Henry stopped short. “I don't even know her name,” he said.
“That matters?”
He stared at her. His eye had fallen on her because—God help him—she looked like
her
. He had not had a woman since that night in the hedgerow—the longest he had gone without since he was a beardless boy. He should have been a rampant bull, not this useless, cursed thing.
“I know a charm,” the girl said. “Give me a penny and I'll get one for you.”
“What, you're a witch now?” Henry said. “You have a charm to make me a man again?”
“That's not what you want,” she said. “You want
her
. I'll get you something to bring you back to her.”
“If that could be done,” Henry said bitterly, “I would have done it.”
She looked hard at him. Her eyes widened slightly. “Ah,” she said. “So. Still—men don't have the art, not this kind. Either it's beneath them, or it's too high for them to see.”
She held out her hand.
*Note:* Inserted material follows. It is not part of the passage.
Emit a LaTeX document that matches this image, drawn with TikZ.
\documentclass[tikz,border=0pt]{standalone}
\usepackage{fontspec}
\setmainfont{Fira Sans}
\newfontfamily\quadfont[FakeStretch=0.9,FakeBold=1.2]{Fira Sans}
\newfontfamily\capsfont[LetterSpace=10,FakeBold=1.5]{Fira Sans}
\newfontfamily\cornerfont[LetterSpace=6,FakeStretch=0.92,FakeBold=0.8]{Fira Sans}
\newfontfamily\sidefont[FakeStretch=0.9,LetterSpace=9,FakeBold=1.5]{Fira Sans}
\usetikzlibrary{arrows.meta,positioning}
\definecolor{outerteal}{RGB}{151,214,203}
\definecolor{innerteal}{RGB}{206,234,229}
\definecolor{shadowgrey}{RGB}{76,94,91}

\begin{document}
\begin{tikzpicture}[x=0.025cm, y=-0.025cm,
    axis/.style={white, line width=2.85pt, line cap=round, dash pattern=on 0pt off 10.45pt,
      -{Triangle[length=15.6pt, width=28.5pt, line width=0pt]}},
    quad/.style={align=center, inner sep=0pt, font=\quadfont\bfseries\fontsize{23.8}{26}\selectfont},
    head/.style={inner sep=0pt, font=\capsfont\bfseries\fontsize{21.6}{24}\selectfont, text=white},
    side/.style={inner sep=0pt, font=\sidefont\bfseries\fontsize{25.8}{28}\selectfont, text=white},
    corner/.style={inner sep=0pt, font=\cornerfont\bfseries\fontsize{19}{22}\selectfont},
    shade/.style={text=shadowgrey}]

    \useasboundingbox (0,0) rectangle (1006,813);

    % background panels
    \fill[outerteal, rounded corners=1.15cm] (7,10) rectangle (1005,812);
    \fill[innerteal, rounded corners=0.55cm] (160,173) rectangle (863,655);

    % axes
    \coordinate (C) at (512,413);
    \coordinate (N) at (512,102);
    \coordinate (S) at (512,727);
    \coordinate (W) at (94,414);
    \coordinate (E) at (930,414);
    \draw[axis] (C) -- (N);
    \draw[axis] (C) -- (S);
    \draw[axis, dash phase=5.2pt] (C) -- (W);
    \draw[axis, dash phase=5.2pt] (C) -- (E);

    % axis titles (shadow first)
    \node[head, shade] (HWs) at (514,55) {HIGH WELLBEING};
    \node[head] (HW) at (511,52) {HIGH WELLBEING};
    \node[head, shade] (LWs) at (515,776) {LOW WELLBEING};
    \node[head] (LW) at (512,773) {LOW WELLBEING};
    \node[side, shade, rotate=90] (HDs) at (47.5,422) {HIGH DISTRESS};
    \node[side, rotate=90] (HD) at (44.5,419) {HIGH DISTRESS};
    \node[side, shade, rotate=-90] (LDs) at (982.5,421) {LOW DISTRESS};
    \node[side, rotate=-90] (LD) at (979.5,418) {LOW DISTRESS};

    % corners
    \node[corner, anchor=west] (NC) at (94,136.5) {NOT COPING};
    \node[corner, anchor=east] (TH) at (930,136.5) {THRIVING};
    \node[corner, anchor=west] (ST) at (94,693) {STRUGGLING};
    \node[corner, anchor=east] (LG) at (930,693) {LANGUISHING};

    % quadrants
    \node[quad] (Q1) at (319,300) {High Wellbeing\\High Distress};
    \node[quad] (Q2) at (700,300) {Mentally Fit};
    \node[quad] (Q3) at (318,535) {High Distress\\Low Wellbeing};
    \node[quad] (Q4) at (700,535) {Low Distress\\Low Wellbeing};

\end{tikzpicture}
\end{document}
Henry was a fool, but he thrust a silver penny into it. She tested the penny with her sharp white teeth, and made it disappear—though where, since she was naked, he could not imagine. “You wait here,” she said.
She pulled on her shift and gown, plaited her hair quickly, and slipped out of the room.
Henry had no intention of waiting for her, but he had to admit he was curious. If she came back with an army of bravos intent on robbing him of the rest of his silver, well, he had defenses against that.
He sat on the bed. It was clean, which was not always the case in such places. It smelled of herbs and a faint, sharp tang of magic. Outside he heard people passing on the street, going to and from the market of Gloucester. The tavern downstairs was almost quiet. It was an odd time of day for drinkers: too early to carouse, too late to sleep.